The whole purpose of writing that blog post, designing that landing page, creating that video ad or sending that marketing email, is to encourage the audience to do something. That something could be purchasing your product, signing up to your email list, sending an email. There are plenty of actions we could encourage people to take.
One way to encourage action is to have a clear and obvious call to action. This is often a bright button with some action orientated copy in it. Examples of this button text are;
- Sign up today
- Free trial
- Activate your membership
- Get your discount
That sort of thing. Another action could be a form. In the case of a form, you want to ensure that you only collect absolutely necessary information, using the least amount of fields you can. There’s nothing worse than being asked 101 things just to purchase something online.
This newsletter subscribe form on the Tesla website is as simple as you can get. An email address. The action is clicking the very prominent Get Newsletter button.
Urgency or FOMO (fear of missing out) also works really well here. We are all guilty of buying a product that was on sale even though you didn't really need it. However, it was on sale and other people were probably going to buy it.
Other methods to encourage an urgency to purchase include stating ‘Available while stocks last’, or you could be even more precise, showing your inventory level ‘29 items remain’.
You can level up further by having a countdown timer for a sale or an offer. This really helps increase sales, because people feel like they're going to miss out.

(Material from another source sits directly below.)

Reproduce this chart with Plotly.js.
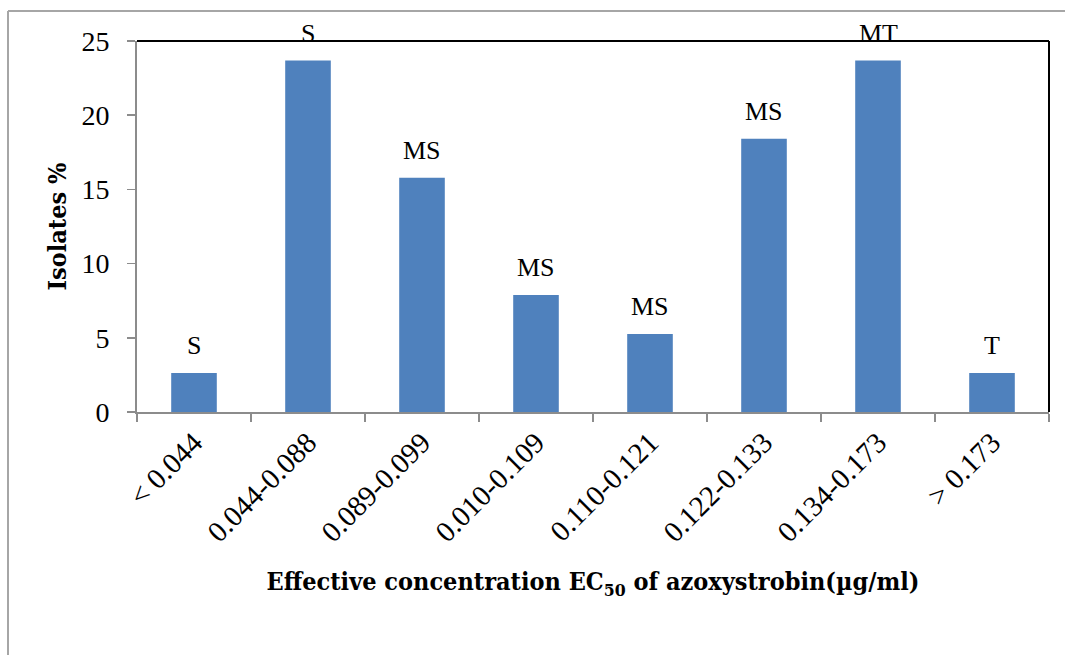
<!DOCTYPE html>
<html>
<head>
<meta charset="utf-8">
<script src="https://cdn.plot.ly/plotly-3.0.1.min.js"></script>
<style>
html,body{margin:0;padding:0;background:#fff;}
#chart{width:1065px;height:655px;}
</style>
</head>
<body>
<div id="chart"></div>
<script>
const categories = ["< 0.044","0.044-0.088","0.089-0.099","0.010-0.109","0.110-0.121","0.122-0.133","0.134-0.173","> 0.173"];
const isolatesPct = [2.63, 23.68, 15.79, 7.89, 5.26, 18.42, 23.68, 2.63];
const classLabels = ["S","S","MS","MS","MS","MS","MT","T"];
const yTicks = [0,5,10,15,20,25];

const font = "Liberation Serif";
const boldFont = "DejaVu Serif Condensed, DejaVu Serif";
const L = 137, R = 1049, T = 41, B = 412;
const pw = R - L, ph = B - T;
const px = x => (x - L) / pw;
const py = y => (B - y) / ph;

const trace = {
  type: "bar",
  x: categories,
  y: isolatesPct,
  marker: {color: "#4f81bd", line: {width: 0}},
  hoverinfo: "x+y"
};

const annotations = categories.map((c, i) => ({
  x: c, y: isolatesPct[i], xref: "x", yref: "y",
  text: classLabels[i], showarrow: false,
  yanchor: "bottom", yshift: 11,
  font: {family: font, size: 26, color: "#000"}
}));

const layout = {
  width: 1065, height: 655,
  margin: {l: L, r: 1065 - R, t: T, b: 655 - B},
  paper_bgcolor: "#fff", plot_bgcolor: "#fff",
  showlegend: false,
  bargap: 0.6,
  xaxis: {
    type: "category",
    tickson: "boundaries",
    ticks: "outside", ticklen: 8, tickcolor: "#8c8c8c", tickwidth: 1.5,
    showline: true, linecolor: "#8c8c8c", linewidth: 2,
    showgrid: false, zeroline: false,
    tickangle: -45,
    tickfont: {family: font, size: 29, color: "#000"},
    title: {text: "Effective concentration EC<sub>50</sub> of azoxystrobin(µg/ml)",
            font: {family: boldFont, size: 25, weight: "bold", color: "#000"}, standoff: 26}
  },
  yaxis: {
    range: [0, 25],
    tickvals: yTicks,
    ticks: "outside", ticklen: 8, tickcolor: "#8c8c8c", tickwidth: 1.5,
    showline: true, linecolor: "#8c8c8c", linewidth: 2,
    showgrid: false, zeroline: false,
    ticklabelstandoff: 12,
    tickfont: {family: font, size: 28, color: "#000"},
    title: {text: "Isolates %", font: {family: boldFont, size: 25, weight: "bold", color: "#000"}, standoff: 8}
  },
  annotations: annotations,
  shapes: [
    {type: "line", xref: "paper", yref: "paper", x0: 0, x1: 1, y0: 1, y1: 1, line: {color: "#000", width: 2}},
    {type: "line", xref: "paper", yref: "paper", x0: 1, x1: 1, y0: 0, y1: 1, line: {color: "#000", width: 2}},
    {type: "line", xref: "paper", yref: "paper", x0: px(8), x1: px(1065), y0: py(11), y1: py(11), line: {color: "#a6a6a6", width: 2}},
    {type: "line", xref: "paper", yref: "paper", x0: px(8), x1: px(8), y0: py(11), y1: py(655), line: {color: "#a6a6a6", width: 2}}
  ]
};

Plotly.newPlot("chart", [trace], layout, {displayModeBar: false, staticPlot: true});
</script>
</body>
</html>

It's that fear of missing out that drives many sales online.
An argued history and criticism
There is some debate over the original creators of AIDA, however we do know it happened around the 1890’s. In 1893, New York advertising man, Joseph Addison Richards (1859–1928), wrote an advertisement for his business containing virtually all steps from the AIDA model,
Three of the AIDA steps appeared anonymously in the February 9, 1898, issue of Printers' Ink: "The mission of an advertisement is to sell goods. To do this, it must attract attention, of course; however attracting attention is only an auxiliary detail. The announcement should contain matters which will interest and convince after the attention has been attracted."
In any case, irrespective of who created it, the model is time tested and solid.
The model isn’t without some criticism either. A major deficiency of the AIDA model and other hierarchical models is the absence of post-purchase effects such as satisfaction, consumption, repeat patronage behaviour and other post-purchase behavioural intentions such as referrals or participating in the preparation of online product reviews
This proof is really important and for some reason, it was left out of this old formula. You need to often get people to believe your claims, because frankly there's so many websites and ads out there that use outrageous claims. So if you can back up your claims, and then prove those claims to be true, then your proof will further encourage people to purchase or take action.
Look for ways such as including customer testimonials, or even social proof, screengrabs of reviews such as Facebook reviews, Google reviews, etc. This can really help you build your brand or product authority.
So that’s the basics of the AIDA model. First grab a persons attention through a headline, large image, bold design or something. Then use powerful opening statements to get and retain their interest. Build desire by explaining the benefits or features, and finally encourage action.
You can do all of that with pay per click advertising, email newsletters, landing pages, ecommerce product pages, and more. Just remember these four AIDA stages every time you prepare any marketing materials.
Thanks for reading all the way to the end, and seeing the AIDA model in action, through the writing of this article. All the best in trying it out for yourself!